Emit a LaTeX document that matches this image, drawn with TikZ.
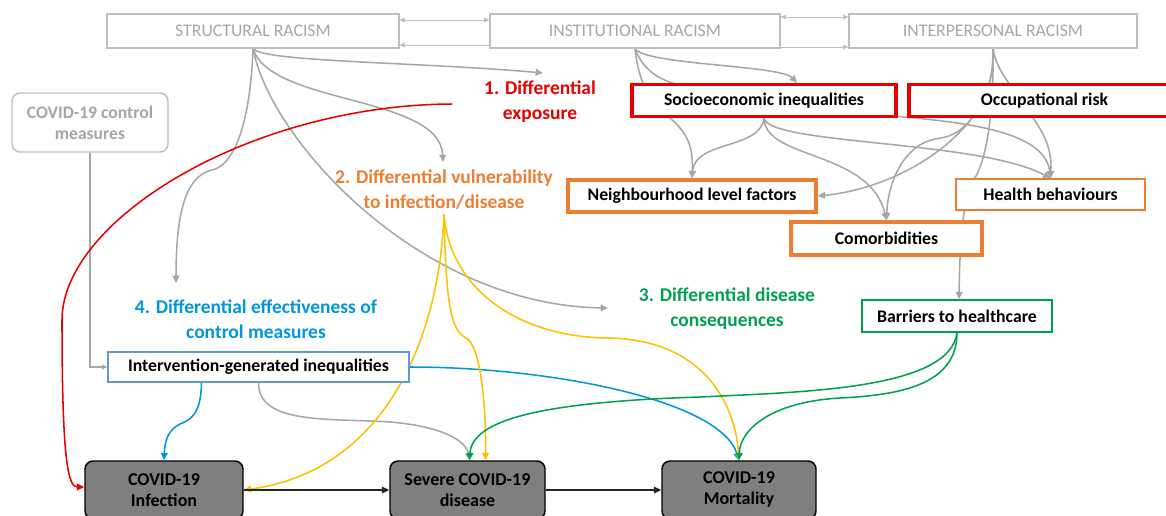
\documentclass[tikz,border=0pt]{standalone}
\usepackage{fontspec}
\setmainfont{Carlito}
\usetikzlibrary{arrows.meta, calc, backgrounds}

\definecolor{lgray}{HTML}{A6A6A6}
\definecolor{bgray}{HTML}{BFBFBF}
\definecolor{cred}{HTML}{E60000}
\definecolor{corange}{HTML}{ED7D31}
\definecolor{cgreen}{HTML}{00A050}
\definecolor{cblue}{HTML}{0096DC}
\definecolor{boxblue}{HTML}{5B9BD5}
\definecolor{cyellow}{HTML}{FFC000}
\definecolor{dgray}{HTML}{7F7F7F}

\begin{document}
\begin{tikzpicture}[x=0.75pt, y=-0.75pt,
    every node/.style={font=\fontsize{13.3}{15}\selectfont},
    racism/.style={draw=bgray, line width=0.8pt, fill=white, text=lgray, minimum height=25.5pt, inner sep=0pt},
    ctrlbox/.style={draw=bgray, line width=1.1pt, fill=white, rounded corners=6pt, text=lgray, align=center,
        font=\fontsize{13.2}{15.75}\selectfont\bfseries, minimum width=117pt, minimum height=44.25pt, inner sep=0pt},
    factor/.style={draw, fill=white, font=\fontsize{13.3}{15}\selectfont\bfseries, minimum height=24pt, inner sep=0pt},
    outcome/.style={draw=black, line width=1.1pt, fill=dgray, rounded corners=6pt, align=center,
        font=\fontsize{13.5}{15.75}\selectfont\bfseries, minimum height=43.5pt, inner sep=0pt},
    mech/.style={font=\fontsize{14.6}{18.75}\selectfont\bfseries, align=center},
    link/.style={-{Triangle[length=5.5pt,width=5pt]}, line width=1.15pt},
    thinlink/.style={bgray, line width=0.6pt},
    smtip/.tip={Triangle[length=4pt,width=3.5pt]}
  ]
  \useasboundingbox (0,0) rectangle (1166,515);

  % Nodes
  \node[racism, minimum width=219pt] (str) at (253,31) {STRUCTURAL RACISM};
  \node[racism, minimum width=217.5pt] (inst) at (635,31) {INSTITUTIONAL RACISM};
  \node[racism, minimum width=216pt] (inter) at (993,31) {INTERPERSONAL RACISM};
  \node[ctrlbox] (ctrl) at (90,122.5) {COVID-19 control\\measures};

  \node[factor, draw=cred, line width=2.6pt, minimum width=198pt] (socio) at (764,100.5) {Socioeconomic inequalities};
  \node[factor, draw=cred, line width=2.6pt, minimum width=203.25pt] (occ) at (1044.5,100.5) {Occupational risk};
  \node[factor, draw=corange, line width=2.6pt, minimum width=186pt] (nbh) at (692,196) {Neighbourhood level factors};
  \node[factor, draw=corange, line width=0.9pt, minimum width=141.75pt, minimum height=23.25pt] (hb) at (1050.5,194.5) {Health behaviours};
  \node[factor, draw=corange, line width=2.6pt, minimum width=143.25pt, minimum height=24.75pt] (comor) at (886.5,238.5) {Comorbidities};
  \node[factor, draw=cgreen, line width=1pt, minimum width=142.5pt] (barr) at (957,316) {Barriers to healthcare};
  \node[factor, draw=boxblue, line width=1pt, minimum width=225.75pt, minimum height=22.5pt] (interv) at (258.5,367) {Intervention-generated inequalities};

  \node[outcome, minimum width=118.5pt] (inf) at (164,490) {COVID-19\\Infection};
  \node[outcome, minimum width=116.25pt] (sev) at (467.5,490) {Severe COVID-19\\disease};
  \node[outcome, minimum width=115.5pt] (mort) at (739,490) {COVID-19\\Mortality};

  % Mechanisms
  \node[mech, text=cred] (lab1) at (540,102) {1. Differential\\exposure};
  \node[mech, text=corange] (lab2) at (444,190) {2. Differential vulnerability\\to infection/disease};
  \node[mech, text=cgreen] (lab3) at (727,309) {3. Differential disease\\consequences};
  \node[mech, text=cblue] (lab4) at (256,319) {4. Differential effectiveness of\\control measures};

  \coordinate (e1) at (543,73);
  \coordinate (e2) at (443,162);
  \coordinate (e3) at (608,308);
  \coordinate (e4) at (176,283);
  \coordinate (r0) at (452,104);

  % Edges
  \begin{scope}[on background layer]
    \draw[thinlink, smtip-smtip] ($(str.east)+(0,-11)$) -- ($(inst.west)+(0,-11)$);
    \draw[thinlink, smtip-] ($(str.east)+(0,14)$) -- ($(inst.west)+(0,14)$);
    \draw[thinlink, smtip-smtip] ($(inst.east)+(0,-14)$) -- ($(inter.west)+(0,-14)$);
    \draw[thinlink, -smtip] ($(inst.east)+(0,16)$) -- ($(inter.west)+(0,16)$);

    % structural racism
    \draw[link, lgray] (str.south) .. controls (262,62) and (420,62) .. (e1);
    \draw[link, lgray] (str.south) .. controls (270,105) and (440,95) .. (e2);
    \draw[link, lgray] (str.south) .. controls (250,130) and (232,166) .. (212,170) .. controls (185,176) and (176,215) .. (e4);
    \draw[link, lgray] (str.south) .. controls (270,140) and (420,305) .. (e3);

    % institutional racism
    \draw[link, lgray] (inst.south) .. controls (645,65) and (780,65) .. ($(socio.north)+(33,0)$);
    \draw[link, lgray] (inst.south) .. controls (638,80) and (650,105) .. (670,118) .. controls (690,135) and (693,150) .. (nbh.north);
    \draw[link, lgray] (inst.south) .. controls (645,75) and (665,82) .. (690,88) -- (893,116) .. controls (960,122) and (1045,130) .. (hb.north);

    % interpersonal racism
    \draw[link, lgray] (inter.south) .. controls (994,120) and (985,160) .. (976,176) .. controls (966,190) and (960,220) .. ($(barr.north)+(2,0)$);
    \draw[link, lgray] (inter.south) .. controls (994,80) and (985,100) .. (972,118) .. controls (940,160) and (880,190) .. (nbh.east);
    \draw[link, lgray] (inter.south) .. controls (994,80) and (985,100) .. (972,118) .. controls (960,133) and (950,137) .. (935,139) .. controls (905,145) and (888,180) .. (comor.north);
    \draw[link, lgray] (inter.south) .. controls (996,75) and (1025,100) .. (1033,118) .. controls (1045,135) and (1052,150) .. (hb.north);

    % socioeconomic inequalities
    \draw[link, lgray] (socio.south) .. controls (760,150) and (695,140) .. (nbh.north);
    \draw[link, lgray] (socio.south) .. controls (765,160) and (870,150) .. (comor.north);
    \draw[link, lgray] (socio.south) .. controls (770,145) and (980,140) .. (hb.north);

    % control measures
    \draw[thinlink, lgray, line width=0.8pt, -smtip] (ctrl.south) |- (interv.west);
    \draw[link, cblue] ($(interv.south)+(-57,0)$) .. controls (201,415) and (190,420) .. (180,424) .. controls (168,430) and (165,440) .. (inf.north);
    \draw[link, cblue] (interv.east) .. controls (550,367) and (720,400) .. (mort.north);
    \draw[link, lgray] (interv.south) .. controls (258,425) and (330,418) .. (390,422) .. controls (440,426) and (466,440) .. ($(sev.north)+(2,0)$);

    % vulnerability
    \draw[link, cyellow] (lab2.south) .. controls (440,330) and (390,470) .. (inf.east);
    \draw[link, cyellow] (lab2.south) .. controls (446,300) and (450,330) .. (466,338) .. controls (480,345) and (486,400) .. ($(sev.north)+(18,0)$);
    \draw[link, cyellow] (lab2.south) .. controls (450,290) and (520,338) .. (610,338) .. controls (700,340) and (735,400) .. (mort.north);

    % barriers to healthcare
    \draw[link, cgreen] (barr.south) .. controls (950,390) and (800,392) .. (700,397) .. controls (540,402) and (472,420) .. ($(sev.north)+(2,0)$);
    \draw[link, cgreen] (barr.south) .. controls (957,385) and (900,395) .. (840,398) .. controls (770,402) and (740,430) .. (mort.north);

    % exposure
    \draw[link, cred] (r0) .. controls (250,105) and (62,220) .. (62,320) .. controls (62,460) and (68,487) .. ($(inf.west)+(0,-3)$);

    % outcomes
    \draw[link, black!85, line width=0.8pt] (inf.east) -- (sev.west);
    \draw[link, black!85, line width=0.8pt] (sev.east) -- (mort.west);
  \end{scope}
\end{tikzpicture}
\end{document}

-.-.-

### PROBLEM TO WORK ON:
The lines from the top of the data above through the one holding "(ctrl) at (90,122.5)" are to be repeated exactly, and only those, with no pictures.

### TASK RESULT:
Emit a LaTeX document that matches this image, drawn with TikZ.
\documentclass[tikz,border=0pt]{standalone}
\usepackage{fontspec}
\setmainfont{Carlito}
\usetikzlibrary{arrows.meta, calc, backgrounds}

\definecolor{lgray}{HTML}{A6A6A6}
\definecolor{bgray}{HTML}{BFBFBF}
\definecolor{cred}{HTML}{E60000}
\definecolor{corange}{HTML}{ED7D31}
\definecolor{cgreen}{HTML}{00A050}
\definecolor{cblue}{HTML}{0096DC}
\definecolor{boxblue}{HTML}{5B9BD5}
\definecolor{cyellow}{HTML}{FFC000}
\definecolor{dgray}{HTML}{7F7F7F}

\begin{document}
\begin{tikzpicture}[x=0.75pt, y=-0.75pt,
    every node/.style={font=\fontsize{13.3}{15}\selectfont},
    racism/.style={draw=bgray, line width=0.8pt, fill=white, text=lgray, minimum height=25.5pt, inner sep=0pt},
    ctrlbox/.style={draw=bgray, line width=1.1pt, fill=white, rounded corners=6pt, text=lgray, align=center,
        font=\fontsize{13.2}{15.75}\selectfont\bfseries, minimum width=117pt, minimum height=44.25pt, inner sep=0pt},
    factor/.style={draw, fill=white, font=\fontsize{13.3}{15}\selectfont\bfseries, minimum height=24pt, inner sep=0pt},
    outcome/.style={draw=black, line width=1.1pt, fill=dgray, rounded corners=6pt, align=center,
        font=\fontsize{13.5}{15.75}\selectfont\bfseries, minimum height=43.5pt, inner sep=0pt},
    mech/.style={font=\fontsize{14.6}{18.75}\selectfont\bfseries, align=center},
    link/.style={-{Triangle[length=5.5pt,width=5pt]}, line width=1.15pt},
    thinlink/.style={bgray, line width=0.6pt},
    smtip/.tip={Triangle[length=4pt,width=3.5pt]}
  ]
  \useasboundingbox (0,0) rectangle (1166,515);

  % Nodes
  \node[racism, minimum width=219pt] (str) at (253,31) {STRUCTURAL RACISM};
  \node[racism, minimum width=217.5pt] (inst) at (635,31) {INSTITUTIONAL RACISM};
  \node[racism, minimum width=216pt] (inter) at (993,31) {INTERPERSONAL RACISM};
  \node[ctrlbox] (ctrl) at (90,122.5) {COVID-19 control\\measures};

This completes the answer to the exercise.